Congress missed an opportunity for real immigration reform this year by refusing to tighten limits on legal immigration. The idea that the United States can continue to receive immigrants at the current pace is unrealistic and has serious implications for blue-collar wages and the environment. At some point, the nation must consider the question of how many people our share of the continent can support.
For the present, both houses of Congress have voted for politically popular measures against illegal immigrants. Both bills would double the number of border-patrol agents, extend border fencing, and deny welfare benefits to illegal immigrants. American sponsors of legal immigrants would have a greater obligation to support them, and those immigrants would have less access to benefits. The government could more easily deport immigrants convicted of crimes.
That's all fine, as far as it goes, but both proposals leave a lot of issues unaddressed, such as better training and equipment for immigration officers and federal help to states burdened by large concentrations of refugees.
The two bills differ in several respects, however. The House of Representatives measure would make it more difficult for refugees without travel documents to gain political asylum in the US, and would allow states to deny public education to the children of illegal immigrants. Both provisions should be dropped from the House-Senate conference bill; President Clinton has rightly vowed to veto any proposal containing the education restriction. Any nation may, and should, prevent illegals and their children from entering, rather than punish the children themselves.
The bills also have different provisions for employers to verify that an immigrant is legally in the country and eligible to work. The Senate bill calls for a mandatory pilot program to check on immigrants' status over an automated phone system. The House calls for a voluntary pilot program that would end in October 1999 unless Congress acts to extend it.
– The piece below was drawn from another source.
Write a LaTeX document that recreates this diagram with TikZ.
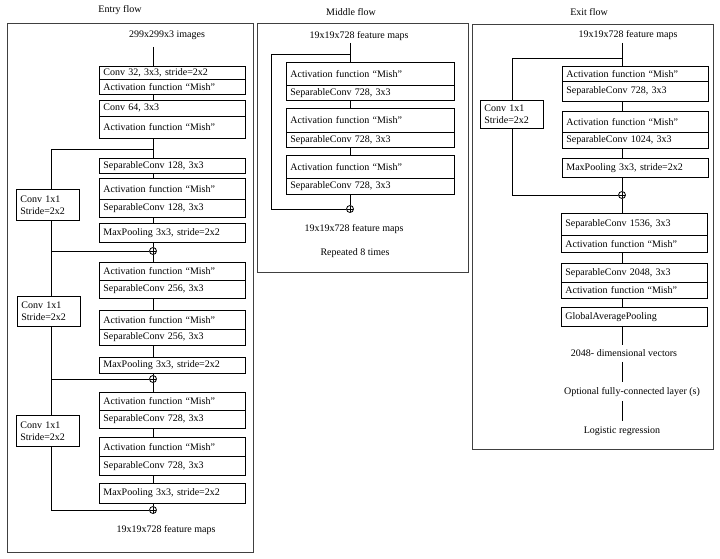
\documentclass[tikz,border=0pt]{standalone}
\usepackage{fontspec}
\setmainfont{Liberation Serif}
\begin{document}
\begin{tikzpicture}[x=1pt,y=-1pt,
  every path/.style={line width=0.8pt},
  frame/.style={draw=black!75, line width=0.9pt},
  lbl/.style={inner sep=0pt, font=\fontsize{10}{12}\selectfont},
  rowbase/.style={draw, fill=white, anchor=north west, inner xsep=4pt, inner ysep=0pt, align=left, font=\fontsize{10}{12}\selectfont},
  ebox/.style={rowbase, text width=138pt},
  mbox/.style={rowbase, text width=160pt},
  cbox/.style={draw, fill=white, anchor=north west, inner xsep=4pt, inner ysep=0pt, align=left, text width=55pt, font=\fontsize{10}{12}\selectfont},
  plus/.style={circle, draw, fill=white, minimum size=7pt, inner sep=0pt,
    path picture={\draw[line width=0.6pt] (path picture bounding box.north) -- (path picture bounding box.south)
      (path picture bounding box.west) -- (path picture bounding box.east);}}
]
\useasboundingbox (0,0) rectangle (720,559);
\fill[white] (0,0) rectangle (720,559);

% ---------------- frames and titles
\node[lbl] (t1) at (120,10) {Entry flow};
\node[lbl] (t2) at (351,12) {Middle flow};
\node[lbl] (t3) at (589,12) {Exit flow};
\draw[frame] (7,23) rectangle (253,552);
\draw[frame] (257,23) rectangle (468,272);
\draw[frame] (472,24) rectangle (713,449);

% ================= ENTRY FLOW
\coordinate (ex) at (153,0);
\coordinate (el) at (51,0);
\node[lbl] (in1) at (167,35) {299x299x3 images};

\node[ebox, minimum height=13pt] (e1a) at (99,66) {Conv 32, 3x3, stride=2x2};
\node[ebox, minimum height=15pt] (e1b) at (99,79) {Activation function “Mish”};
\node[ebox, minimum height=16pt] (e2a) at (99,100) {Conv 64, 3x3};
\node[ebox, minimum height=22pt] (e2b) at (99,116) {Activation function “Mish”};
\node[ebox, minimum height=15pt] (e3) at (99,158) {SeparableConv 128, 3x3};
\node[ebox, minimum height=21pt] (e4a) at (99,178) {Activation function “Mish”};
\node[ebox, minimum height=18pt] (e4b) at (99,199) {SeparableConv 128, 3x3};
\node[ebox, minimum height=19pt] (e5) at (99,223) {MaxPooling 3x3, stride=2x2};
\node[plus] (p1) at (153,251) {};
\node[ebox, minimum height=18pt] (e6a) at (99,262) {Activation function “Mish”};
\node[ebox, minimum height=18pt] (e6b) at (99,280) {SeparableConv 256, 3x3};
\node[ebox, minimum height=19pt] (e7a) at (99,310) {Activation function “Mish”};
\node[ebox, minimum height=16pt] (e7b) at (99,329) {SeparableConv 256, 3x3};
\node[ebox, minimum height=16pt] (e8) at (99,357) {MaxPooling 3x3, stride=2x2};
\node[plus] (p2) at (153,379) {};
\node[ebox, minimum height=18pt] (e9a) at (99,392) {Activation function “Mish”};
\node[ebox, minimum height=18pt] (e9b) at (99,410) {SeparableConv 728, 3x3};
\node[ebox, minimum height=19pt] (e10a) at (99,437) {Activation function “Mish”};
\node[ebox, minimum height=19pt] (e10b) at (99,456) {SeparableConv 728, 3x3};
\node[ebox, minimum height=20pt] (e11) at (99,483) {MaxPooling 3x3, stride=2x2};
\node[plus] (p3) at (153,510) {};
\node[lbl] (out1) at (166,530) {19x19x728 feature maps};

\node[cbox, minimum height=31pt] (c1) at (16,189) {Conv 1x1\\Stride=2x2};
\node[cbox, minimum height=30pt] (c2) at (17,296) {Conv 1x1\\Stride=2x2};
\node[cbox, minimum height=31pt] (c3) at (16,415) {Conv 1x1\\Stride=2x2};

\draw ([yshift=-7pt]in1.south -| ex) -- (e1a.north -| ex);
\draw (e1b.south -| ex) -- (e2a.north -| ex);
\draw (e2b.south -| ex) -- (e3.north -| ex);
\draw (e3.south -| ex) -- (e4a.north -| ex);
\draw (e4b.south -| ex) -- (e5.north -| ex);
\draw (e5.south -| ex) -- (p1);
\draw (p1) -- (e6a.north -| ex);
\draw (e6b.south -| ex) -- (e7a.north -| ex);
\draw (e7b.south -| ex) -- (e8.north -| ex);
\draw (e8.south -| ex) -- (p2);
\draw (p2) -- (e9a.north -| ex);
\draw (e9b.south -| ex) -- (e10a.north -| ex);
\draw (e10b.south -| ex) -- (e11.north -| ex);
\draw (e11.south -| ex) -- (p3);

\coordinate (b1) at (153,149);
\coordinate (j1) at (51,251);
\coordinate (j2) at (51,379);
\draw (b1) -| (c1.north -| el);
\draw (c1.south -| el) |- (p1);
\draw (j1) -- (c2.north -| el);
\draw (c2.south -| el) |- (p2);
\draw (j2) -- (c3.north -| el);
\draw (c3.south -| el) |- (p3);

% ================= MIDDLE FLOW
\coordinate (mx) at (350,0);
\node[lbl] (in2) at (359,36) {19x19x728 feature maps};
\node[mbox, minimum height=23pt] (mAa) at (286,62) {Activation function “Mish”};
\node[mbox, minimum height=15pt] (mAb) at (286,85) {SeparableConv 728, 3x3};
\node[mbox, minimum height=24pt] (mBa) at (286,108) {Activation function “Mish”};
\node[mbox, minimum height=15pt] (mBb) at (286,132) {SeparableConv 728, 3x3};
\node[mbox, minimum height=23pt] (mCa) at (286,155) {Activation function “Mish”};
\node[mbox, minimum height=16pt] (mCb) at (286,178) {SeparableConv 728, 3x3};
\node[plus] (mp) at (350,209) {};
\node[lbl] (out2) at (354,229) {19x19x728 feature maps};
\node[lbl] (rep) at (355,253) {Repeated 8 times};

\draw ([yshift=-2pt]in2.south -| mx) -- (mAa.north -| mx);
\draw (mAb.south -| mx) -- (mBa.north -| mx);
\draw (mBb.south -| mx) -- (mCa.north -| mx);
\draw (mCb.south -| mx) -- (mp);
\coordinate (mb) at (350,54);
\coordinate (ml) at (271,54);
\draw (mb) -- (ml) |- (mp);

% ================= EXIT FLOW
\coordinate (xx) at (622,0);
\coordinate (xl) at (512,0);
\node[lbl] (in3) at (628,35) {19x19x728 feature maps};
\node[ebox, minimum height=15pt] (x1a) at (562,66) {Activation function “Mish”};
\node[ebox, minimum height=20pt] (x1b) at (562,81) {SeparableConv 728, 3x3};
\node[ebox, minimum height=21pt] (x2a) at (562,111) {Activation function “Mish”};
\node[ebox, minimum height=16pt] (x2b) at (562,132) {SeparableConv 1024, 3x3};
\node[ebox, minimum height=19pt] (x3) at (562,158) {MaxPooling 3x3, stride=2x2};
\node[plus] (xp) at (622,195) {};
\node[ebox, minimum height=22pt] (x4a) at (561,213) {SeparableConv 1536, 3x3};
\node[ebox, minimum height=17pt] (x4b) at (561,235) {Activation function “Mish”};
\node[ebox, minimum height=19pt] (x5a) at (561,263) {SeparableConv 2048, 3x3};
\node[ebox, minimum height=16pt] (x5b) at (561,282) {Activation function “Mish”};
\node[ebox, minimum height=19pt] (x6) at (561,307) {GlobalAveragePooling};
\node[lbl] (v1) at (624,353) {2048- dimensional vectors};
\node[lbl] (v2) at (632,392) {Optional fully-connected layer (s)};
\node[lbl] (v3) at (622,431) {Logistic regression};
\node[cbox, minimum height=28pt] (xc) at (480,100) {Conv 1x1\\Stride=2x2};

\draw ([yshift=-3pt]in3.south -| xx) -- (x1a.north -| xx);
\draw (x1b.south -| xx) -- (x2a.north -| xx);
\draw (x2b.south -| xx) -- (x3.north -| xx);
\draw (x3.south -| xx) -- (xp);
\draw (xp) -- (x4a.north -| xx);
\draw (x4b.south -| xx) -- (x5a.north -| xx);
\draw (x5b.south -| xx) -- (x6.north -| xx);
\draw (x6.south -| xx) -- ([yshift=4pt]v1.north -| xx);
\draw ([yshift=-5pt]v1.south -| xx) -- ([yshift=5pt]v2.north -| xx);
\draw ([yshift=-4pt]v2.south -| xx) -- ([yshift=5pt]v3.north -| xx);
\coordinate (xb) at (622,58);
\draw (xb) -| (xc.north -| xl);
\draw (xc.south -| xl) |- (xp);
\end{tikzpicture}
\end{document}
An automated phone system could go a long way toward eliminating the rampant document fraud under the current verification procedure. At the same time, there are legitimate civil-liberties concerns; an error rate of even 1% could still mistakenly penalize a lot of people. And, if other federal-agency systems are any guide, it could take weeks to correct mistakes, during which time a qualified individual would be prevented from earning a living. Thus the House's voluntary program is a better idea, at least until the bugs are worked out.